During his post-deadline news conference, General Manager Tim Murray pointed out the fact the Sabres had not used Lindback – because it’s believed he’s not nearly as good as Neuvirth – was a telltale sign that they weren’t tanking their season. Coach Ted Nolan apparently heard that comment too.

“He’s been sitting around and everybody has been saying, ‘When’s he going to play?’ ’’ Nolan said of Lindback. “Well, now he’s playing. He has a chance to play and make somebody eat crow for thinking that he can’t play.”

After the game, Nolan was pleased with Lindback’s game and said “not an issue” when asked about the goaltending in a game his team was shut out and took two bad penalties in the second period.

Meanwhile, Johnson arrived to join his new team while still wearing his blue and orange New York Islanders gear. He went 8-8-1 with a 3.08 goals-against average and .889 save percentage this year for the Islanders after going 17-4-1, 2.10 and .925 last year as Tuukka Rask’s backup in Boston.

Johnson pointed out how his numbers this year were inflated by a four-game stretch from Nov. 15-Dec. 9 that saw him go 1-3 while giving up 18 goals in games against Tampa Bay, Pittsburgh, Washington and Minnesota. You take those games out and his GAA drops to 2.67 while the save percentage goes up 15 points to .904. Still pedestrian but hardly hideous too.

“I’ve had some good stretches there,” Johnson said. “I think at the start I went really well ... When I let in 18 goals, my numbers obviously take a big hit, especially when you’re not playing very often. “


After the morning skate, Johnson was critical of Canadian media giant TSN for bombarding him with questions about the Sabres’ tanking mission during its live deadline coverage.

TSN called Johnson when the trade was complete and was critical of Johnson and the deal while the goalie was on hold. Once on air, Johnson shot down questions by pointing out players are paid to compete and try to win.

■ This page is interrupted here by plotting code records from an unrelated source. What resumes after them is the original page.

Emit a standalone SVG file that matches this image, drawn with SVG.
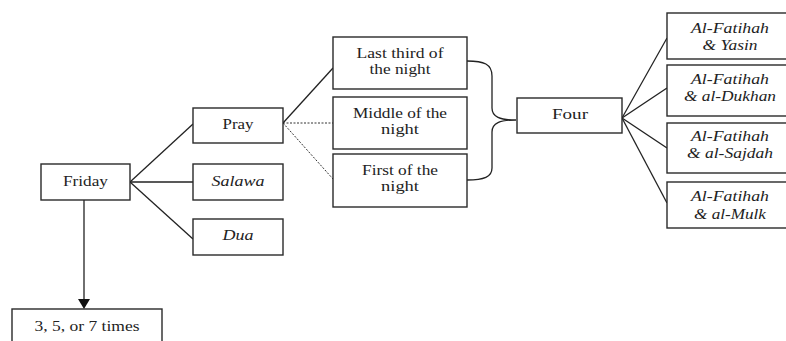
<svg xmlns="http://www.w3.org/2000/svg" width="786" height="341" viewBox="0 0 786 341">
<style>
.box{fill:#fff;stroke:#2a2a2a;stroke-width:1.4}
text{font-family:'Liberation Serif','DejaVu Serif','Times New Roman',Times,serif;font-size:14px;fill:#222;text-anchor:middle}
.i{font-style:italic}
.ln{fill:none;stroke:#222;stroke-width:1.3}
.dot{fill:none;stroke:#333;stroke-width:1;stroke-dasharray:2 1.5}
</style>
<rect width="786" height="341" fill="#fff"/>
<g id="connectors">
<line class="ln" x1="130" y1="182" x2="193" y2="124"/>
<line class="ln" x1="130" y1="182" x2="193" y2="182"/>
<line class="ln" x1="130" y1="182" x2="193" y2="239"/>
<line class="ln" x1="84" y1="200" x2="84" y2="300"/>
<polygon points="78,299 90,299 84,309" fill="#111"/>
<line class="ln" x1="283" y1="123" x2="333" y2="68"/>
<line class="dot" x1="283" y1="123" x2="333" y2="123"/>
<line class="dot" x1="283" y1="123" x2="333" y2="179"/>
<path class="ln" d="M467,61 C484,61 492,64 492,76 L492,108 C492,117 500,120 516,120 C500,120 492,123 492,132 L492,168 C492,177 484,180 467,180"/>
<line class="ln" x1="622" y1="118" x2="667" y2="38"/>
<line class="ln" x1="622" y1="118" x2="667" y2="88"/>
<line class="ln" x1="622" y1="118" x2="667" y2="148"/>
<line class="ln" x1="622" y1="118" x2="667" y2="203"/>
</g>
<g id="friday"><rect class="box" x="41" y="164" width="89" height="36"/><text x="85.5" y="186" textLength="45" lengthAdjust="spacingAndGlyphs">Friday</text></g>
<g id="times"><rect class="box" x="12" y="309" width="150" height="40"/><text x="87" y="331" textLength="105" lengthAdjust="spacingAndGlyphs">3, 5, or 7 times</text></g>
<g id="pray"><rect class="box" x="193" y="108" width="90" height="35"/><text x="238" y="129" textLength="31" lengthAdjust="spacingAndGlyphs">Pray</text></g>
<g id="salawa"><rect class="box" x="193" y="164" width="90" height="36"/><text class="i" x="238" y="186" textLength="53" lengthAdjust="spacingAndGlyphs">Salawa</text></g>
<g id="dua"><rect class="box" x="193" y="219" width="90" height="36"/><text class="i" x="238" y="240" textLength="31" lengthAdjust="spacingAndGlyphs">Dua</text></g>
<g id="last-third"><rect class="box" x="333" y="37" width="134" height="52"/><text x="400" y="58" textLength="87" lengthAdjust="spacingAndGlyphs">Last third of</text><text x="400" y="74" textLength="61" lengthAdjust="spacingAndGlyphs">the night</text></g>
<g id="middle"><rect class="box" x="333" y="97" width="134" height="52"/><text x="400" y="118" textLength="94" lengthAdjust="spacingAndGlyphs">Middle of the</text><text x="400" y="134" textLength="38" lengthAdjust="spacingAndGlyphs">night</text></g>
<g id="first"><rect class="box" x="333" y="154" width="134" height="53"/><text x="400" y="175" textLength="76" lengthAdjust="spacingAndGlyphs">First of the</text><text x="400" y="191" textLength="38" lengthAdjust="spacingAndGlyphs">night</text></g>
<g id="four"><rect class="box" x="517" y="98" width="105" height="35"/><text x="570" y="119" textLength="36" lengthAdjust="spacingAndGlyphs">Four</text></g>
<g id="yasin"><rect class="box" x="667" y="13" width="130" height="46"/><text class="i" x="730" y="33" textLength="78" lengthAdjust="spacingAndGlyphs">Al-Fatihah</text><text class="i" x="730" y="50" textLength="55" lengthAdjust="spacingAndGlyphs">&amp; Yasin</text></g>
<g id="dukhan"><rect class="box" x="667" y="65" width="130" height="51"/><text class="i" x="730" y="84" textLength="78" lengthAdjust="spacingAndGlyphs">Al-Fatihah</text><text class="i" x="730" y="101" textLength="92" lengthAdjust="spacingAndGlyphs">&amp; al-Dukhan</text></g>
<g id="sajdah"><rect class="box" x="667" y="123" width="130" height="50"/><text class="i" x="730" y="141" textLength="78" lengthAdjust="spacingAndGlyphs">Al-Fatihah</text><text class="i" x="730" y="158" textLength="86" lengthAdjust="spacingAndGlyphs">&amp; al-Sajdah</text></g>
<g id="mulk"><rect class="box" x="667" y="182" width="130" height="46"/><text class="i" x="730" y="201" textLength="78" lengthAdjust="spacingAndGlyphs">Al-Fatihah</text><text class="i" x="730" y="219" textLength="72" lengthAdjust="spacingAndGlyphs">&amp; al-Mulk</text></g>
</svg>
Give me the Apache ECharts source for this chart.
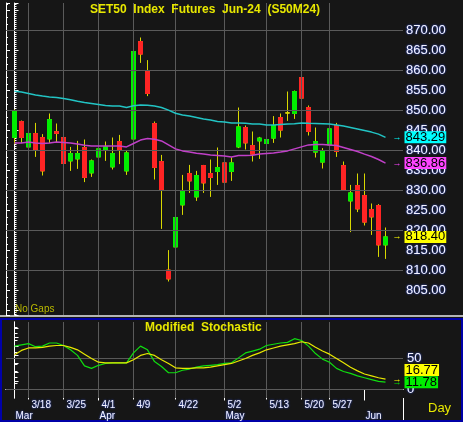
<!DOCTYPE html>
<html>
<head>
<meta charset="utf-8">
<script src="https://cdn.jsdelivr.net/npm/echarts@6.0.0/dist/echarts.min.js"></script>
<style>
html, body { margin: 0; padding: 0; background: #161616; }
#chart { width: 463px; height: 422px; }
</style>
</head>
<body>
<div id="chart"></div>
<script>
// trading days shown on the chart
const dates = ['3/14','3/15','3/18','3/19','3/20','3/21','3/22','3/25','3/26','3/27','3/28','3/29',
    '4/1','4/2','4/3','4/4','4/5','4/9','4/10','4/11','4/17','4/18','4/19','4/22','4/23','4/24','4/25','4/26','4/29','4/30',
    '5/2','5/3','5/7','5/8','5/9','5/10','5/13','5/14','5/15','5/16','5/17','5/20','5/21','5/23','5/24','5/27','5/28','5/29','5/30','5/31',
    '6/4','6/5','6/6','6/7'];

const openPrices = [843.25,847.25,840.9,844.25,843.25,842.9,844.75,843.25,837.4,837.9,840.75,834.4,
    838.4,840.25,835.9,842.25,834.9,842.9,867.25,859.75,846.75,837.25,810.1,815.9,826.4,834.25,828.4,836.25,834.25,834.75,
    836.9,834.75,840.9,845.75,841.25,842.4,841.75,843.1,848.25,849.4,849.25,858.25,850.75,839.6,837.1,841.4,846.25,836.25,827.4,831.25,
    828.75,825.25,826.25,816.4];
const closePrices = [849.75,843.25,844.25,840.25,834.9,847.75,844.25,836.75,839.25,839.25,833.25,837.4,
    840.4,840.9,839.25,840.25,839.4,864.75,864.1,854.25,835.75,830.25,807.9,823.25,829.75,832.4,833.75,831.9,833.25,835.75,
    832.1,836.9,845.9,841.9,839.1,843.1,842.75,846.25,845.1,849.4,854.75,853.1,844.75,842.25,839.9,845.4,839.75,830.25,829.4,825.4,
    822.1,823.4,816.4,818.4];
const lowPrices = [841.6,841.9,840.6,838.4,833.75,841.9,841.9,834.6,834.9,835.4,832.1,833.4,
    837.1,837.4,835.25,836.6,833.9,841.9,861.9,853.6,832.75,820.4,807.25,813.1,823.9,829.4,827.4,829.4,828.4,831.4,
    830.6,832.4,840.6,840.25,837.25,837.9,839.25,841.9,843.25,847.4,847.9,852.1,843.75,838.25,835.5,839.9,838.4,829.9,819.6,824.6,
    821.25,818.9,813.4,812.9];
const highPrices = [850.25,847.5,849.25,846.9,844.1,849.25,846.75,845.25,840.9,842.4,842.75,837.75,
    844.75,842.25,843.25,843.9,839.9,865.25,868.25,862.6,847.25,838.9,815.1,824.75,833.9,836.4,834.9,836.4,837.75,840.75,
    837.6,838.25,850.75,846.25,844.75,843.4,845.4,848.6,849.25,854.75,855.0,860.1,851.25,845.75,840.6,845.75,846.9,837.25,831.4,834.25,
    834.25,826.75,826.6,820.75];

// moving averages (cyan = long, magenta = short)
const maLong = [854.8,854.6,854.25,853.9,853.6,853.4,853.25,853.0,852.7,852.3,852.0,851.75,
    851.5,851.25,851.1,851.1,850.75,851.2,851.4,851.3,851.1,850.75,850.1,849.3,848.9,848.6,848.25,847.9,847.6,847.25,
    847.1,846.9,846.9,846.8,846.6,846.6,846.4,846.4,846.5,846.6,846.7,846.9,846.8,846.75,846.7,846.6,846.4,846.1,845.75,845.4,
    845.0,844.6,844.1,843.29];
const maShort = [841.9,841.9,842.1,841.9,841.75,841.9,842.1,842.0,841.9,841.6,841.3,841.1,
    841.1,841.1,841.1,841.1,840.9,841.75,842.6,843.0,842.8,842.4,841.4,840.4,839.9,839.6,839.3,839.1,838.9,838.75,
    838.6,838.4,838.75,838.75,838.8,839.1,839.25,839.4,839.6,839.9,840.4,840.9,841.4,841.5,841.5,841.4,841.25,840.75,840.25,839.75,
    839.1,838.5,837.75,836.86];

// modified stochastic
const stochK = [70,72,74,69,70,75,75,71,64,55,38,34,
    39,42,43,43,43,59,70,64,45,37,27,27,31,33,36,38,39,40,
    42,43,51,59,62,65,71,73,75,76,82,79,70,58,49,44,34,29,26,22,
    19,16,13,11.78];
const stochD = [56,63,67,67,68,70,71,71,68,64,57,50,
    44,43,43,43,43,48,55,58,55,48,42,35,34,34,35,35,36,38,
    40,42,46,50,55,59,64,67,70,72,74,77,75,68,62,57,50,43,36,30,
    25,22,19,16.77];

const weekLabels = ['3/18','3/25','4/1','4/9','4/22','5/2','5/13','5/20','5/27'];
const monthStarts = ['3/14','4/1','5/2','6/4'];
const monthNames = ['Mar','Apr','May','Jun'];
const priceLabels = [805,810,815,820,825,830,835,840,845,850,855,860,865,870];
const priceGrid = [810,820,830,840,850,860,870];
const stochLabels = [0,50];
const stochGrid = [0,50];

const FONT = 'Liberation Sans';
const WICK = '#d8d800';
const UP = '#00ee00';
const DOWN = '#ff2424';
const GRID = '#5a5a5a';
const last = dates.length - 1;
const xMin = -1.2143, xMax = 55.5;
const pMin = 798.875, pMax = 876.875;
const sMin = -13.71, sMax = 108.87;

const weekIdx = weekLabels.map(d => dates.indexOf(d));
const monthIdx = monthStarts.map(d => dates.indexOf(d));

const wickData = dates.map((d, i) => [i, openPrices[i], closePrices[i], lowPrices[i], highPrices[i]]);
const bodyData = dates.map((d, i) => [i, openPrices[i], closePrices[i],
    Math.min(openPrices[i], closePrices[i]), Math.max(openPrices[i], closePrices[i])]);
const toXY = arr => arr.map((v, i) => [i, v]);

// arrow + value box at the right end of a series
function tags(y, color, dy) {
    return [
        {coord: [last, y], symbolSize: 0,
            label: {show: true, position: 'right', distance: 7, formatter: '\u2192', color: color, fontSize: 9, fontFamily: FONT}},
        {coord: [last, y], symbolSize: 0,
            label: {show: true, position: 'right', distance: 19, offset: [0, dy || 0], formatter: y.toFixed(2),
                color: '#000', backgroundColor: color, fontSize: 13, fontFamily: FONT, lineHeight: 11, padding: [1, 1, 0, 1]}}
    ];
}

// one straight grid line per series, two points each
function gridSeries(xAxisIndex, yAxisIndex, yLo, yHi, yValues) {
    const lines = weekIdx.map(i => [[i, yLo], [i, yHi]])
        .concat(yValues.map(v => [[xMin, v], [xMax, v]]));
    return lines.map(pts => ({type: 'line', xAxisIndex: xAxisIndex, yAxisIndex: yAxisIndex, silent: true,
        symbol: 'none', showSymbol: false, lineStyle: {color: GRID, width: 1}, data: pts}));
}

const axisText = {color: '#f4f4ff', fontFamily: FONT, textShadowColor: '#3a5cff', textShadowBlur: 2};

let chart = echarts.init(document.getElementById('chart'));
chart.setOption({
    animation: false,
    backgroundColor: '#161616',
    title: [
        {text: 'SET50  Index  Futures  Jun-24  (S50M24)', left: 90, top: 4, padding: 0,
            textStyle: {color: '#e8e800', fontSize: 12, fontWeight: 'bold', fontFamily: FONT}},
        {text: 'Modified  Stochastic', left: 145, top: 322, padding: 0,
            textStyle: {color: '#e8e800', fontSize: 12, fontWeight: 'bold', fontFamily: FONT}}
    ],
    grid: [
        {left: 6, right: 60, top: 3, bottom: 107},
        {left: 6, right: 60, top: 322, bottom: 24}
    ],
    xAxis: [
        {gridIndex: 0, type: 'value', min: xMin, max: xMax, show: false},
        {gridIndex: 1, type: 'value', min: xMin, max: xMax,
            axisLine: {lineStyle: {color: '#ffffff'}},
            axisTick: {customValues: weekIdx, length: 10, lineStyle: {color: '#ffffff'}},
            axisLabel: {customValues: weekIdx, formatter: v => dates[v], align: 'left', padding: [0, 0, 0, 3],
                margin: 2, fontSize: 10, ...axisText},
            splitLine: {show: false}},
        {gridIndex: 1, type: 'value', min: xMin, max: xMax, position: 'bottom', offset: 11,
            axisLine: {lineStyle: {color: '#ffffff'}},
            axisTick: {customValues: monthIdx.slice(1), length: 11, lineStyle: {color: '#ffffff'}},
            axisLabel: {customValues: monthIdx, formatter: v => monthNames[monthIdx.indexOf(v)], align: 'left',
                padding: [0, 0, 0, 1], margin: 2, fontSize: 10, ...axisText},
            splitLine: {show: false}}
    ],
    yAxis: [
        {gridIndex: 0, type: 'value', position: 'right', min: pMin, max: pMax, splitNumber: 16,
            axisLine: {show: true, lineStyle: {color: '#ffffff'}},
            axisTick: {show: true, length: 4, lineStyle: {color: '#ffffff'}},
            minorTick: {show: true, splitNumber: 10, length: 2, lineStyle: {color: '#ffffff'}},
            axisLabel: {customValues: priceLabels, formatter: v => v.toFixed(2), margin: 3, fontSize: 13, ...axisText},
            splitLine: {show: false}},
        {gridIndex: 0, type: 'value', position: 'left', min: pMin, max: pMax, splitNumber: 16,
            axisLine: {show: true, lineStyle: {color: '#ffffff'}},
            axisTick: {show: true, inside: true, length: 4, lineStyle: {color: '#ffffff'}},
            minorTick: {show: true, splitNumber: 3, length: 2, lineStyle: {color: '#ffffff'}},
            axisLabel: {show: false}, splitLine: {show: false}},
        {gridIndex: 1, type: 'value', position: 'right', min: sMin, max: sMax,
            axisLine: {show: true, lineStyle: {color: '#ffffff'}},
            axisTick: {show: true, customValues: [0,10,20,30,40,50,60,70,80,90,100], length: 3, lineStyle: {color: '#ffffff'}},
            axisLabel: {customValues: stochLabels, margin: 4, fontSize: 13, ...axisText},
            splitLine: {show: false}},
        {gridIndex: 1, type: 'value', position: 'left', min: sMin, max: sMax,
            axisLine: {show: true, lineStyle: {color: '#ffffff'}},
            axisTick: {show: true, inside: true, customValues: [0,14,28,42,56,70,84,98], length: 4, lineStyle: {color: '#ffffff'}},
            axisLabel: {show: false}, splitLine: {show: false}}
    ],
    series: [
        ...gridSeries(0, 0, pMin, pMax, priceGrid),
        ...gridSeries(1, 2, sMin, sMax, stochGrid),
        {
            name: 'wick', type: 'candlestick', xAxisIndex: 0, yAxisIndex: 0, silent: true,
            encode: {x: 0, y: [1, 2, 3, 4]}, barWidth: 4,
            itemStyle: {color: WICK, color0: WICK, borderColor: WICK, borderColor0: WICK, borderWidth: 1},
            data: wickData
        },
        {
            name: 'S50M24', type: 'candlestick', xAxisIndex: 0, yAxisIndex: 0, silent: true,
            encode: {x: 0, y: [1, 2, 3, 4]}, barWidth: 4,
            itemStyle: {color: UP, color0: DOWN, borderColor: UP, borderColor0: DOWN, borderColorDoji: WICK, borderWidth: 1},
            data: bodyData,
            markPoint: {silent: true, data: tags(closePrices[last], '#ffff00')}
        },
        {
            name: 'MA long', type: 'line', xAxisIndex: 0, yAxisIndex: 0, silent: true,
            symbol: 'none', lineStyle: {color: '#22c4c4', width: 1.5},
            data: toXY(maLong),
            markPoint: {silent: true, data: tags(maLong[last], '#00ffff')}
        },
        {
            name: 'MA short', type: 'line', xAxisIndex: 0, yAxisIndex: 0, silent: true,
            symbol: 'none', lineStyle: {color: '#c040c8', width: 1.5},
            data: toXY(maShort),
            markPoint: {silent: true, data: tags(maShort[last], '#ff44ff')}
        },
        {
            name: '%K', type: 'line', xAxisIndex: 1, yAxisIndex: 2, silent: true,
            symbol: 'none', lineStyle: {color: '#10dd10', width: 1.2},
            data: toXY(stochK),
            markPoint: {silent: true, data: tags(stochK[last], '#00ee00')}
        },
        {
            name: '%D', type: 'line', xAxisIndex: 1, yAxisIndex: 2, silent: true,
            symbol: 'none', lineStyle: {color: '#e8e800', width: 1.2},
            data: toXY(stochD),
            markPoint: {silent: true, data: tags(stochD[last], '#ffff00', -9)}
        }
    ],
    graphic: [
        {type: 'rect', shape: {x: 0, y: 315, width: 463, height: 2}, style: {fill: '#b4b4b4'}},
        {type: 'rect', shape: {x: 1, y: 319, width: 461, height: 102}, style: {fill: 'none', stroke: '#0000a8', lineWidth: 2}},
        {type: 'line', shape: {x1: 403.5, y1: 398, x2: 403.5, y2: 420}, style: {stroke: '#ffffff', lineWidth: 1}},
        {type: 'text', left: 15, top: 304, style: {text: 'No Gaps', fill: '#b8b800', font: '10px "Liberation Sans"'}},
        {type: 'text', left: 428, top: 402, style: {text: 'Day', fill: '#e8e800', font: '13px "Liberation Sans"'}}
    ]
});
</script>
</body>
</html>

“That whole TSN thing bothered me a little bit,” said Johnson. “I was asked to do an interview with them, they called me and I’m sitting on hold while they’re saying what they have the right to say. But it was obviously a little disrespectful for them to have me on hold listening to what they have to say and then bring me on line to ask me these questions while they sort of bash me or whatever it is.

“You can do that, but not while you’re on the line. It’s just disrespectful. Everyone has their own opinion. I’m coming in here to compete and play hard and win hockey games. I guess you don’t know what other people’s intentions are. Everybody is going to try to write an article, make news I guess.”

As for the tanking question, Johnson reiterated his view: “There’s this whole talk about the draft but for myself and everybody here we’re playing to win. If you don’t play to win, then you shouldn’t be playing. That’s my mindset.”


The Sabres scratched Mikhail Grigorenko and defenseman Tyson Strachan. Girgorenko, who has played just one game at Rochester in the last month due to a knee injury, was on hand for insurance in case Tyler Ennis’ injured groin acted up. Ennis, however, returned after missing two games.